E da Oscar Piattella a Beuys o Richter, il passo non fu breve. Ma in fondo nemmeno troppo traumatico. Nuove amicizie si formarono con Katharina Sieverding, Ulrike Rosenbach (una incredibile protofemminista), con Bernd e Hilla Becher (dormivo nella loro casa, un vecchio mulino a vento in campagna, ristrutturato ma sempre scomodissimo e mal riscaldato), con Marcel Broodthaers. E tanti, tanti altri artisti tedeschi o di passaggio in quella nuova capitale dell’arte. Ma ogni tanto il mio pensiero tornava a Cantiano, in provincia di Pesaro, alla Farmacia Piattella, dove Oscar, in camice bianco, serviva aspirine e antibiotici e appena poteva correva nel suo studio, accanto alla farmacia per dedicarsi alla sua amata pittura.
In ogni caso ci perdemmo di vista, come è accaduto con centinaia di artisti che per un breve periodo della mia vita, furono amici. Che mi hanno dato molto e a cui forse io ho dato poco. Alcuni anni fa, diciamo quindici, per una circostanza che non ricordo, percorrendo proustianamente la vecchia Flaminia per recarmi ad Ancona, mi fermai a Cantiano e corsi alla Farmacia Piattella, per salutare il mio vecchio amico. Una gentile signora in camice bianco con molta reverenza mi disse che il Maestro non c’era, ma potevo lasciare un messaggio. E non vidi nemmeno sua moglie Anna. La farmacia mi apparve ostile e così pure quel paese che una volta avevo amato e mi aveva ospitato con tanta felicità. E fuggii senza nemmeno lasciare il mio nome.
Mi è tornato in mente Oscar Piattella perché mi è pervenuto recentemente un catalogo di una sua mostra di disegni alla Rocca Paolina di Perugia (al cuor non si comanda). Ho sfogliato con commozione il catalogo e ho cercato di riempire grazie a Google un vuoto di trent’anni, forse di più.

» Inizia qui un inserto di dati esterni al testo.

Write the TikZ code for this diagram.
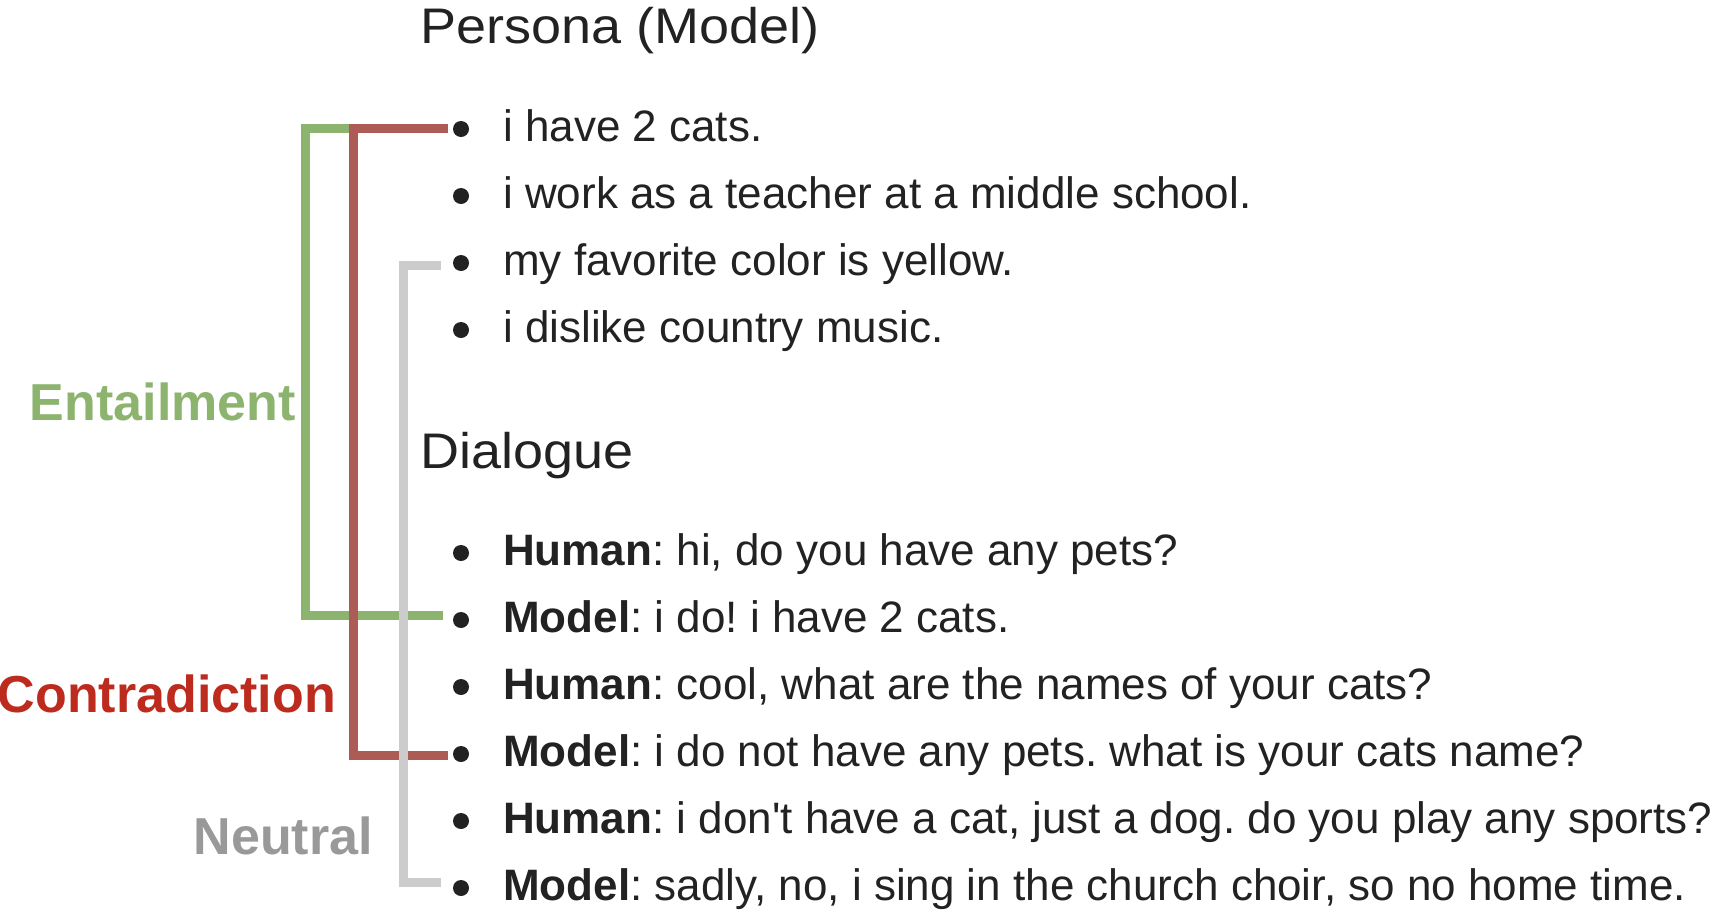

Ho rivisto alcune dipinti bellissimi, posti in vendita online: un’opera del 1959, molto bella e che spero di poter comperare, al prezzo di 500 euro. Vi giuro amici che ho pianto. Pensando a Oscar Piattella, alla sua bravura, al suo entusiasmo e alle sue ambizioni frustrate. Ma anche ai tantissimi Piattella in Italia e nel mondo, bravi, talvolta bravissimi, oscurati dal caso, dalla sfortuna, dalla incapacità di proporre o difendere il proprio lavoro.
Ma forse presto verrò a sapere che il Maestro Oscar Piattella è un mito nelle Marche o a Pesaro Urbino. E vive felicissimamente, da principe, la sua quarta età, attorniato da amici che lo stimano e lo amano. E gli guidano amorevolmente la macchina. Allora penso che forse è meglio così anzi ché, per qualche strana circostanza o amicizia, incrociare Hauser & Wirth o Gagosian che da domani venderebbero i suoi dipinti a 200 mila euro, invece che a 500. Ma allora addio alla serenità e felicità nel realizzarsi con il proprio lavoro. In quel momento inizierebbe la competizione, con gelosie, rancori, lotta all’ultimo sangue. A cui un decano come Oscar Piattella non reggerebbe.
Il successo ha un prezzo troppo alto e alla mia età mi fa paura. E amo sempre di più i Piattella di tutto il mondo. Che operano silenziosi in città, paesi, villaggi spesso sconosciuti, ma felici e realizzati con il loro lavoro. Purché non si mettano a criticare o competere con gli artisti più noti e di successo e a inveire contro il sistema dell’arte che li ha emarginati. Oggi per un artista avere successo è molto difficile. Forse impossibile. La strada è impercorribile e non si arriva mai alla fine.